The town I live in — Berkeley, Calif. — is the capital of shaggy wooden houses. Around here, you could get stoned for saying you don’t like natural wood exteriors. So I won’t say that. But what 30 years of practicing architecture have taught me is this: Natural wood is a fabulous finish inside a house, where it’s protected. But as an exterior wall finish, left to the elements? Forget it.

The reason exposed wood — whether left natural or given a transparent finish — is still so popular on building exteriors is that it looks absolutely stunning when it’s new. That’s exactly how most people see it in tony design-magazine photos, and so that’s how they think it will look on their own homes. Alas, the reality is that, after a few years, wood is on a one-way trip to "Shabbyville."

I can paraphrase the lumber industry’s stock reply to this assertion, and it goes something like this: "A premium material such as wood needs proper maintenance to keep its beauty, and anyone willing to invest in genuine wood should also be prepared to keep it maintained in top condition."

The trouble is, over time — after the initial 10-year honeymoon, let’s say — very few people continue to provide the kind of painstaking maintenance that’s required to protect natural wood subjected to the weather. And once that maintenance level has slipped even a little, a wood exterior is already on track to inevitable decline.

Compounding this problem: The quality of solid lumber in general has declined during the last few decades. Therefore, unless you’re prepared to pay astronomical prices for carriage-trade grades of lumber, a new wood installation will have an even shorter life span than in the past.

Contrast the ongoing maintenance headache of natural wood with the nominal attention required by that longtime bad boy of building finishes, stucco. Over the last 60 years, stucco’s good reputation has been sullied by lookalike mid-century housing tracts such a Levittown, not to mention Malvina Reynolds singing about "little boxes made of ticky-tacky."
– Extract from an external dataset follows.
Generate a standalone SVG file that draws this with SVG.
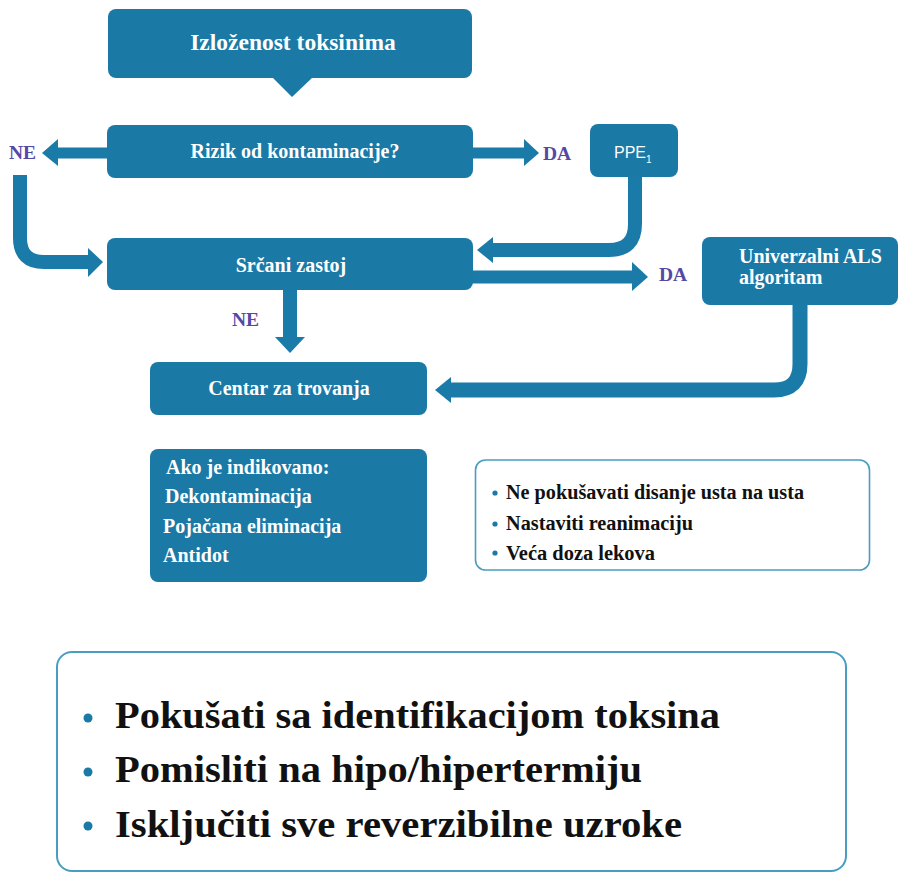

Yet stucco is both cheaper and far more durable than wood. It’s also "plastic" in the best architectural sense — it can assume just about any form you can imagine. It can also be permanently colored, doing away with the need to repaint every few years. An exterior finish that can hold up for a century or so with practically no maintenance — not even painting — is about as good as it gets.

As an architect, I’ve learned that it’s pure folly to specify fragile finishes and then expect people to maintain them forever after. Nor should a homeowner be condemned to this kind of maintenance schedule, no matter how beautiful the finish.

So I almost never use natural wood on exteriors. There are exceptions — if the timbers are substantial enough, for example, wood can’t be beat for outdoor structures such as pergolas and the like. But for an architecturally interesting finish that’ll last pretty much forever, I’ll take ticky-tacky anytime.